Matt Saunders was born in 1975. He lives between Berlin, Germany and Cambridge, Massachusetts where he currently teaches at Harvard University. Saunders’ work challenges the boundaries of artistic media. He enacts painting as a time-based and transitive medium through his camera-less photography, multi- screen animation and innovative painting and printmaking processes. Best known for his haunting portraits and landscapes (the imagery culled from a myriad of sources including avant-garde cinema and found photographs) and moving-image works, Saunders’ practice uses analogue materials to explore the fleetingness, mobility and affective power of images.

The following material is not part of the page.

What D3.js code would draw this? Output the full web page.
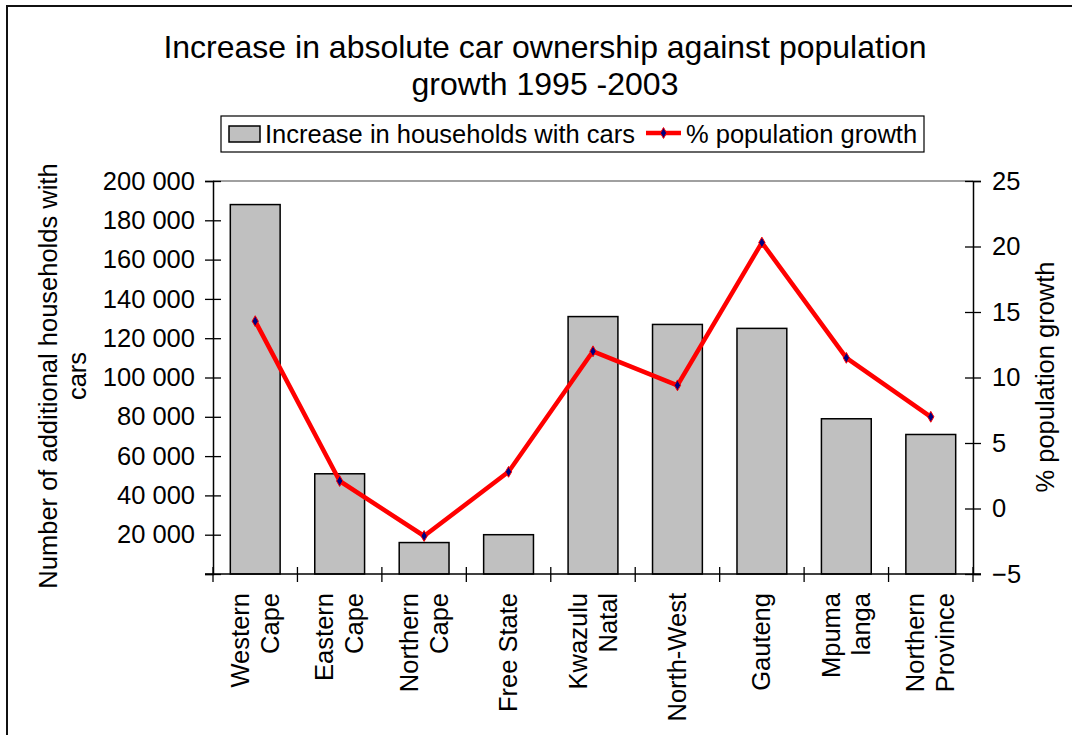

In 1997, Saunders received a BA in Visual and Environmental Studies from Harvard and completed his MFA in Painting and Printmaking in 2000 at the Yale University School of Art. In 2010 the Renaissance Society of Chicago organized his first solo institutional show. He has also exhibited solo projects at Tank Shanghai, China (2017); St. Louis Art Museum, Missouri (2017); Tate Liverpool (2012): and the Carpenter Center for the Visual Arts, Harvard University, Massachusetts (2012).

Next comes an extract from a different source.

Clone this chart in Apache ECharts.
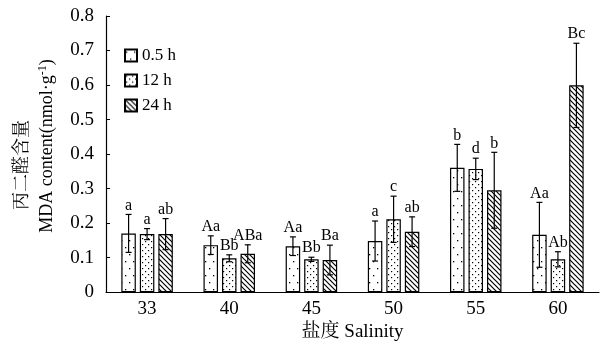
<!DOCTYPE html>
<html><head><meta charset="utf-8">
<script src="https://cdn.jsdelivr.net/npm/echarts@6/dist/echarts.min.js"></script>
<style>html,body{margin:0;padding:0;background:#fff}#c{width:611px;height:347px}</style>
</head><body><div id="c"></div>
<script>
var categories = ['33','40','45','50','55','60'];
var seriesNames = ['0.5 h','12 h','24 h'];
var mean05 = [0.170,0.136,0.133,0.148,0.360,0.166];
var err05  = [0.055,0.027,0.027,0.058,0.068,0.094];
var mean12 = [0.168,0.098,0.095,0.211,0.357,0.095];
var err12  = [0.016,0.010,0.006,0.067,0.031,0.022];
var mean24 = [0.168,0.111,0.093,0.175,0.295,0.599];
var err24  = [0.045,0.026,0.043,0.043,0.110,0.122];
var letters05 = ['a','Aa','Aa','a','b','Aa'];
var letters12 = ['a','Bb','Bb','c','d','Ab'];
var letters24 = ['ab','ABa','Ba','ab','b','Bc'];
var yTicks = [0,0.1,0.2,0.3,0.4,0.5,0.6,0.7,0.8];

var SERIF = '"Liberation Serif","Times New Roman","Noto Serif CJK SC","Noto Sans CJK SC",serif';

function makePattern(kind){
  var c = document.createElement('canvas');
  var ctx;
  if(kind==='sparse'){
    c.width=8;c.height=14;ctx=c.getContext('2d');
    ctx.fillStyle='#fff';ctx.fillRect(0,0,8,14);
    ctx.fillStyle='#000';
    ctx.fillRect(1,2,1.3,1.3);ctx.fillRect(5,9,1.3,1.3);
  } else if(kind==='dense'){
    c.width=6;c.height=6;ctx=c.getContext('2d');
    ctx.fillStyle='#fff';ctx.fillRect(0,0,6,6);
    ctx.fillStyle='#000';
    ctx.fillRect(1,1,1.2,1.2);ctx.fillRect(4,4,1.2,1.2);
  } else {
    c.width=5;c.height=5;ctx=c.getContext('2d');
    ctx.fillStyle='#fff';ctx.fillRect(0,0,5,5);
    ctx.strokeStyle='#000';ctx.lineWidth=1.2;
    ctx.beginPath();
    ctx.moveTo(-1,-1);ctx.lineTo(6,6);
    ctx.moveTo(-4,1);ctx.lineTo(4,9);
    ctx.moveTo(1,-4);ctx.lineTo(9,4);
    ctx.stroke();
  }
  return {image:c, repeat:'repeat'};
}
var patterns = [makePattern('sparse'), makePattern('dense'), makePattern('hatch')];
var means = [mean05, mean12, mean24];
var errs = [err05, err12, err24];
var letters = [letters05, letters12, letters24];

var BAR_W = 14.5, STEP = 18.5;

var series = [];
for (var k=0;k<3;k++){
  series.push({
    name: seriesNames[k], type:'bar', data: means[k],
    barWidth: BAR_W, barGap: ((STEP-BAR_W)/BAR_W*100)+'%',
    itemStyle:{color: patterns[k], borderColor:'#000', borderWidth:1.2},
    z:2
  });
}
for (var k2=0;k2<3;k2++){
  (function(k){
    series.push({
      type:'custom', name:'err'+k, z:5,
      data: categories.map(function(c,i){return [i, means[k][i], errs[k][i]];}),
      renderItem: function(params, api){
        var i = api.value(0), m = api.value(1), e = api.value(2);
        var x = api.coord([i, 0])[0] + (k-1)*STEP;
        var yt = api.coord([i, m+e])[1];
        var yb = api.coord([i, m-e])[1];
        var cw = 3;
        var ls = {stroke:'#000', lineWidth:1.2};
        return {type:'group', children:[
          {type:'line', shape:{x1:x,y1:yt,x2:x,y2:yb}, style:ls},
          {type:'line', shape:{x1:x-cw,y1:yt,x2:x+cw,y2:yt}, style:ls},
          {type:'line', shape:{x1:x-cw,y1:yb,x2:x+cw,y2:yb}, style:ls},
          {type:'text', style:{text: letters[k][params.dataIndex], x:x, y:yt-1,
            textAlign:'center', textVerticalAlign:'bottom', fill:'#000',
            font:'16px '+SERIF}}
        ]};
      }
    });
  })(k2);
}

var chart = echarts.init(document.getElementById('c'));
chart.setOption({
  animation:false,
  backgroundColor:'#fff',
  grid:{left:106, top:16, width:493, height:277},
  legend:{
    data: seriesNames, orient:'vertical', left:124, top:47, padding:0,
    itemWidth:12, itemHeight:12, itemGap:8, icon:'rect',
    textStyle:{fontFamily:SERIF, fontSize:17, color:'#000', padding:[0,0,0,0]}
  },
  xAxis:{
    type:'category', data: categories,
    axisLine:{lineStyle:{color:'#000', width:1.2}},
    axisTick:{inside:true, length:4, lineStyle:{color:'#000'}},
    axisLabel:{color:'#000', fontFamily:SERIF, fontSize:19, margin:7},
    name:'盐度 Salinity', nameLocation:'middle', nameGap:24,
    nameTextStyle:{color:'#000', fontFamily:SERIF, fontSize:19}
  },
  yAxis:{
    type:'value', min:0, max:0.8, interval:0.1,
    axisLine:{show:true, lineStyle:{color:'#000', width:1.2}},
    axisTick:{show:true, inside:true, length:4, lineStyle:{color:'#000'}},
    splitLine:{show:false},
    axisLabel:{color:'#000', fontFamily:SERIF, fontSize:19, margin:12,
      formatter:function(v){ var r = yTicks.filter(function(t){return Math.abs(t-v)<1e-9;}); return r.length? (r[0]===0?'0':r[0].toFixed(1)) : ''; }}
  },
  graphic:[
    {type:'text', rotation:Math.PI/2, x:22, y:165, style:{text:'丙二醛含量', textAlign:'center', textVerticalAlign:'middle', font:'18px '+SERIF, fill:'#000'}},
    {type:'text', rotation:Math.PI/2, x:47, y:146, style:{
      text:'MDA content(nmol·g{sup|-1})', textAlign:'center', textVerticalAlign:'middle', font:'18px '+SERIF, fill:'#000',
      rich:{sup:{fontSize:12, fontFamily:SERIF, verticalAlign:'top', padding:[0,0,8,0]}}}}
  ],
  series: series
});
</script></body></html>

Matt Saunders’ work has been in numerous group exhibitions including at: Metropolitan Museum of Art, New York (2020); de Cordova Museum, Lincoln, Massachusetts (2019,2017,2012); Mass MoCA, North Adams, Massachusetts (2017); Drawing Room, London (2016); Palais de Tokyo, Paris (2016); the Whitney Museum of American Art, New York (2013); the 2011 Sharjah Biennal; and the Apsen Art Museum, Colorado (2011). His work is in the collections of major institutions including The Museum of Modern Art, New York; Guggenheim Museum, New York; Whitney Museum of American Art, New York; Metropolitan Museum of Art, New York; Tate, United Kingdom; the San Francisco Museum of Modern Art, California; the UCLA Hammer Museum, California; and the Museum of Fine Arts, Boston.
Saunders was the 2015 recipient of the Rappaport Prize from the deCordova Sculpture Park and Museum, the 2013 Prix Jean-François Prat and a 2009 Louis Comfort Tiffany Foundation award.